No parecía que tuviera mejor salida que echarme un faroclass="underline" averiguar quién me estaba siguiendo y por qué, y convencerle a continuación de que era una manera tonta de perder el tiempo. Puse mi mejor cara de Recibimiento Oficial, bajé del coche y me encaminé con paso vivo hacia el Taurus. La ventanilla bajó y la cara siempre irritada del sargento Doakes me miró, como el ídolo de algún dios perverso, tallado en una pieza de madera oscura.
—¿Por qué últimamente abandonas el laboratorio en horario de trabajo con tanta frecuencia? —me preguntó. Su voz era neutra, pero consiguió comunicar la impresión de que, dijera lo que dijera yo, sería una mentira y a él le gustaría castigarme por ello.
—¡Caramba, sargento Doakes! —dije risueño—. Qué asombrosa coincidencia. ¿Qué está haciendo aquí?
—¿Tienes algo más importante que hacer que tu trabajo? —preguntó. No parecía interesado en absoluto en mantener ninguna conversación fluida, de manera que me encogí de hombros. Cuando te topas con gente que carece de toda habilidad para conversar, sin ningún deseo aparente de cultivarla, siempre es más fácil seguirle la corriente.
—Yo, er… Tenía que ocuparme de algunos asuntos personales —dije. Muy flojo, estoy de acuerdo, pero Doakes tenía la irritante costumbre de hacer las preguntas más incómodas, y con su malevolencia soterrada ya me costaba bastante no tartamudear, y mucho más encontrar algo inteligente que contestar.
Me miró durante unos segundos eternos, de la misma forma que un pitbull hambriento contempla carne cruda.
—Asuntos personales —dijo sin parpadear. Aún sonó más estúpido cuando lo repitió.
—Exacto —dije.
—La clínica de tu dentista está en Gables —dijo.
—Bien…
—El consultorio de tu médico en Alameda. No tienes abogado, tu hermana sigue en el curro —dijo—. ¿Qué clase de asuntos personales he pasado por alto?
—La verdad es que, er, yo, yo… —dije, y me quedé asombrado al oírme tartamudear, pero no salió nada más, y Doakes me miró como si me estuviera suplicando que saliera corriendo para poder practicar su puntería.
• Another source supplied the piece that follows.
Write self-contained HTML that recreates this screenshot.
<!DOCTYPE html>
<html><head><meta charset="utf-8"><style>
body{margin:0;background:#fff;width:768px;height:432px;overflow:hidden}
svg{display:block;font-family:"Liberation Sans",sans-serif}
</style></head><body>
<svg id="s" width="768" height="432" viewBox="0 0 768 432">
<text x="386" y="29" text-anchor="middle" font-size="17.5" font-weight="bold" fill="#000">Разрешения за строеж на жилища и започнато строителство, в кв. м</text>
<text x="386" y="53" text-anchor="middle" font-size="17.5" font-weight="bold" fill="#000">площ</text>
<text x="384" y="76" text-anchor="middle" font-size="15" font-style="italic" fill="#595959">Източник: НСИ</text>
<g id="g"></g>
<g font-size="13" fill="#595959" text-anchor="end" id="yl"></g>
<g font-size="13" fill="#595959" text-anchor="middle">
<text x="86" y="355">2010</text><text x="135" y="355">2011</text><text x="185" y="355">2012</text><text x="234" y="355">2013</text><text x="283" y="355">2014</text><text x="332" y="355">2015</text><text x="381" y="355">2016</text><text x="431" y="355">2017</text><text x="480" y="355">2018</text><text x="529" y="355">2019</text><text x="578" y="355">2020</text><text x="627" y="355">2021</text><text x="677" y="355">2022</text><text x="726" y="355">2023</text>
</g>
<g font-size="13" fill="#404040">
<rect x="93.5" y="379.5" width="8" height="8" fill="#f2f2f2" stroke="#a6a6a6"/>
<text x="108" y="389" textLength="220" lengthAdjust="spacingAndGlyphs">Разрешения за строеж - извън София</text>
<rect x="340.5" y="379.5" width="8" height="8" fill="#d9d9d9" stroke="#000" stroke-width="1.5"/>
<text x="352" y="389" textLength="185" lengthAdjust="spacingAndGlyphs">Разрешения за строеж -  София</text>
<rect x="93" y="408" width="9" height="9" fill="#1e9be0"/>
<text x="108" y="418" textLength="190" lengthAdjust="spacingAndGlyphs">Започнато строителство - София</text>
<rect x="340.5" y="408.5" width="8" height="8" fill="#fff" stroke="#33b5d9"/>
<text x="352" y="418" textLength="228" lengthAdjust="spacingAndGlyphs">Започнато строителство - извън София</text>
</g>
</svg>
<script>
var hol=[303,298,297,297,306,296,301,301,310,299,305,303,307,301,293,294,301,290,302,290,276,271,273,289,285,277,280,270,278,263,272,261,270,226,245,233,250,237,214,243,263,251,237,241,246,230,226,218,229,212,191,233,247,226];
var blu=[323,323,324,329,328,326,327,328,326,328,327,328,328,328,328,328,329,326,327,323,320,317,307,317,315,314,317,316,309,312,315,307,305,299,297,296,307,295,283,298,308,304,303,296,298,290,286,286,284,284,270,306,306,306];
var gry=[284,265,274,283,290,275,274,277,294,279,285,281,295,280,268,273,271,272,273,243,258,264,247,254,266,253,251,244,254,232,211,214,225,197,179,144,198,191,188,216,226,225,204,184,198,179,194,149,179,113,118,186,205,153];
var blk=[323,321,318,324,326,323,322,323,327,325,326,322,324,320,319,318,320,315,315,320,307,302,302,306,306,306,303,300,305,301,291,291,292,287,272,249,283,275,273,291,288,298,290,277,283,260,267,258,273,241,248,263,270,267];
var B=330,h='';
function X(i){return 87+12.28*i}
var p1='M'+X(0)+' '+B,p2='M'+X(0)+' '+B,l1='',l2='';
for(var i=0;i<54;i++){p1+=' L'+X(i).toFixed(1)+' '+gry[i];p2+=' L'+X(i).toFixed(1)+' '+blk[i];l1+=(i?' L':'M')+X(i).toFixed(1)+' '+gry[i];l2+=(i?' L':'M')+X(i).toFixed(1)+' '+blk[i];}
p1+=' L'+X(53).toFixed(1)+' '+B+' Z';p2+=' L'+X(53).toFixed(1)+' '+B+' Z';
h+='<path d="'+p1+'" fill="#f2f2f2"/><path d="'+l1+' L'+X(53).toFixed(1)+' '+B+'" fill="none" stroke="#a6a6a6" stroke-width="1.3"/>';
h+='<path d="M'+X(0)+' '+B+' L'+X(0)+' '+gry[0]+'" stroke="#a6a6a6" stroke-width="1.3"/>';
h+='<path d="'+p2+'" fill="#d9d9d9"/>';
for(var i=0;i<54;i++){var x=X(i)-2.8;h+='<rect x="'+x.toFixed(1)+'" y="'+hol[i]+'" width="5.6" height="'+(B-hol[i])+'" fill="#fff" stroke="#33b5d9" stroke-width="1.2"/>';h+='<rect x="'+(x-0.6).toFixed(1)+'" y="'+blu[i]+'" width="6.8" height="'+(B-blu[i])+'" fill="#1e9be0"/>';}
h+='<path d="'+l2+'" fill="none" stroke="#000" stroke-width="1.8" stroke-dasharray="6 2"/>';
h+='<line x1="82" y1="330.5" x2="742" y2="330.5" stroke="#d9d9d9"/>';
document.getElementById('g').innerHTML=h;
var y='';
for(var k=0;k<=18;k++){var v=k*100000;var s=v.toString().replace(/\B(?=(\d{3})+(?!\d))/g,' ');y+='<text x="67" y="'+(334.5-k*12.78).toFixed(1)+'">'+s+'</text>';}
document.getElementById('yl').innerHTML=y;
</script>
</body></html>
—Curioso —dijo por fin—, yo también tengo asuntos personales aquí.
—¿De veras? —Pregunté, aliviado al descubrir que mi boca era de nuevo capaz de articular lenguaje humano—. ¿Y cuáles son, sargento?
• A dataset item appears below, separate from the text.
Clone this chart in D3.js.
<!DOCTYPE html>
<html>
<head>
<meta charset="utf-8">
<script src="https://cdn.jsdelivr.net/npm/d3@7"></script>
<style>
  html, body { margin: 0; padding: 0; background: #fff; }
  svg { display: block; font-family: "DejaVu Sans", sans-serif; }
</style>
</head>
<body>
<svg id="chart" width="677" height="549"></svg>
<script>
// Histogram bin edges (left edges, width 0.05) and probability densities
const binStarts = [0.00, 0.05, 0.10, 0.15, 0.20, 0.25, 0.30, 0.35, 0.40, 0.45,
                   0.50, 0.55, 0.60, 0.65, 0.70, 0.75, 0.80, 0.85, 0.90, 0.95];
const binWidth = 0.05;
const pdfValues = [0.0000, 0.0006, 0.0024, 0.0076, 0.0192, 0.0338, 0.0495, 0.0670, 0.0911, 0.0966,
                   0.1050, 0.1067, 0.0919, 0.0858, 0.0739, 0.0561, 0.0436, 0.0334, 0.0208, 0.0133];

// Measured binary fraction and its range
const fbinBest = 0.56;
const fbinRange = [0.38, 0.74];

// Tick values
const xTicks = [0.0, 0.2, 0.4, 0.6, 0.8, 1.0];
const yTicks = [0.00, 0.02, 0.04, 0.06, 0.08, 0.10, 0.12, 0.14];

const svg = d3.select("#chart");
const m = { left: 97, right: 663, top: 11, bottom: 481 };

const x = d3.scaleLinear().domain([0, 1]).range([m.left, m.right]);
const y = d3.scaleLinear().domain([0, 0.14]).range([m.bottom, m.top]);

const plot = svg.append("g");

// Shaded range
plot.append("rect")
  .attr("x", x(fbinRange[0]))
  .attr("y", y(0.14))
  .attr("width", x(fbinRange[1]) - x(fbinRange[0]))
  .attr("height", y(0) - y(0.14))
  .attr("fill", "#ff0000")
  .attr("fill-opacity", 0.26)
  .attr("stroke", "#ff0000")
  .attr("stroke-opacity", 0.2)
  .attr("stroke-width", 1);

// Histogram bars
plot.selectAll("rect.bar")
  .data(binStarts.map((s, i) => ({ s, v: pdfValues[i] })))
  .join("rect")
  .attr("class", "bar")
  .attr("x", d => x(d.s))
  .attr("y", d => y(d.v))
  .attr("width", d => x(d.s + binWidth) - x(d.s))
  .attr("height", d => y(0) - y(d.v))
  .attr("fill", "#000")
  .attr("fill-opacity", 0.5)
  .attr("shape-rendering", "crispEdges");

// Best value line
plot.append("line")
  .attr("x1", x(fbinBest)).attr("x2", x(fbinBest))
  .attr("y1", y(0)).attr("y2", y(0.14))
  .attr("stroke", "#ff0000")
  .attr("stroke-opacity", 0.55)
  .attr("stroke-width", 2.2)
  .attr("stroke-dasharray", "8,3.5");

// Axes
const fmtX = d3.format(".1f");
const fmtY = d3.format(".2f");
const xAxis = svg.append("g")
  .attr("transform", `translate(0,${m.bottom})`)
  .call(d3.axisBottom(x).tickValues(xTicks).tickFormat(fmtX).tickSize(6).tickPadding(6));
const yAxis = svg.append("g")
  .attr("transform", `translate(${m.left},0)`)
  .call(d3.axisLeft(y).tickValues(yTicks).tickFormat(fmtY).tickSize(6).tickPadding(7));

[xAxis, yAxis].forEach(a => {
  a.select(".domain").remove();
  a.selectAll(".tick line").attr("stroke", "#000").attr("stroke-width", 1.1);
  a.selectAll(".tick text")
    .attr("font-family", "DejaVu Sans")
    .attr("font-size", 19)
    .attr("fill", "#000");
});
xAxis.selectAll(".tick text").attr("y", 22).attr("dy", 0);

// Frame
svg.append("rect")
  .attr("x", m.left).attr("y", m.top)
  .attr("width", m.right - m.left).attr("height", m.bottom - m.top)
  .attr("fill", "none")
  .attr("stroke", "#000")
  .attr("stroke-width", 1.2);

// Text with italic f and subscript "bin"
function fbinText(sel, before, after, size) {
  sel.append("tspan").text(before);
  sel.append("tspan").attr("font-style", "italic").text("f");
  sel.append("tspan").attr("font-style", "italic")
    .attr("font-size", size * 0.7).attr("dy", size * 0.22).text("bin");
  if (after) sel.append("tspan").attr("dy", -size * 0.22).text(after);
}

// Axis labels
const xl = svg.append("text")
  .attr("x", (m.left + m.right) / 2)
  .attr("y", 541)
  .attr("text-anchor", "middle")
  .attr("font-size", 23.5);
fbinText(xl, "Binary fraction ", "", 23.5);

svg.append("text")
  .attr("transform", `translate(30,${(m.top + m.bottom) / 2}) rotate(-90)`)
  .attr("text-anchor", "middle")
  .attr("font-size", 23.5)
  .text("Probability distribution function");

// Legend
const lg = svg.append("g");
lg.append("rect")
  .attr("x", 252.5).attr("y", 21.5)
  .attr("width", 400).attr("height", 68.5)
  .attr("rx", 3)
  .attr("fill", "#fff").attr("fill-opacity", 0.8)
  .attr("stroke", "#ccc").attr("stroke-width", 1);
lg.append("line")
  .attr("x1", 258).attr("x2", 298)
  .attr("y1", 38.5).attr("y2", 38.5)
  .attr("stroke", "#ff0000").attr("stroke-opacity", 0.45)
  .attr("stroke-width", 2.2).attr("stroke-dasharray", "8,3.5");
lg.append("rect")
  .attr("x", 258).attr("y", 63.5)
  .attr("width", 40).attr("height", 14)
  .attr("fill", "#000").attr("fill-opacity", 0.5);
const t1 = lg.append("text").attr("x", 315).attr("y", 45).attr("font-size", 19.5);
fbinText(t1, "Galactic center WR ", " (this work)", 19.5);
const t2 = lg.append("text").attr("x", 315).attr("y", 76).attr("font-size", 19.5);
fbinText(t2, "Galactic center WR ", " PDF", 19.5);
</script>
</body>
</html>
Era la primera vez que le veía sonreír, y debo decir que habría preferido que saltara del coche como una exhalación y me mordiera.
—Te estoy vigilando —dijo. Me concedió un momento para admirar el brillo de sus dientes, y después la ventanilla subió y él desapareció detrás del cristal tintado como el gato de Cheshire.
5
Si me concedieran el tiempo suficiente, estoy seguro de que podría confeccionar toda una lista de cosas más desagradables que tener al sargento Doakes convertido en mi sombra personal, pero mientras estaba parado allí, con mi indumentaria de mal tiempo tan elegante, y pensaba en Reiker y sus botas rojas alejándose de mí, ya me pareció bastante horrible, y no estaba inspirado para pensar en cosas peores. Me limité a subir al coche, encendí el motor y conduje bajo la lluvia hasta mi apartamento. En circunstancias normales, los caprichos homicidas de los demás conductores me habrían consolado, me habría sentido como en casa, pero por alguna razón, el Taurus marrón tan cerca de mí me había robado la alegría.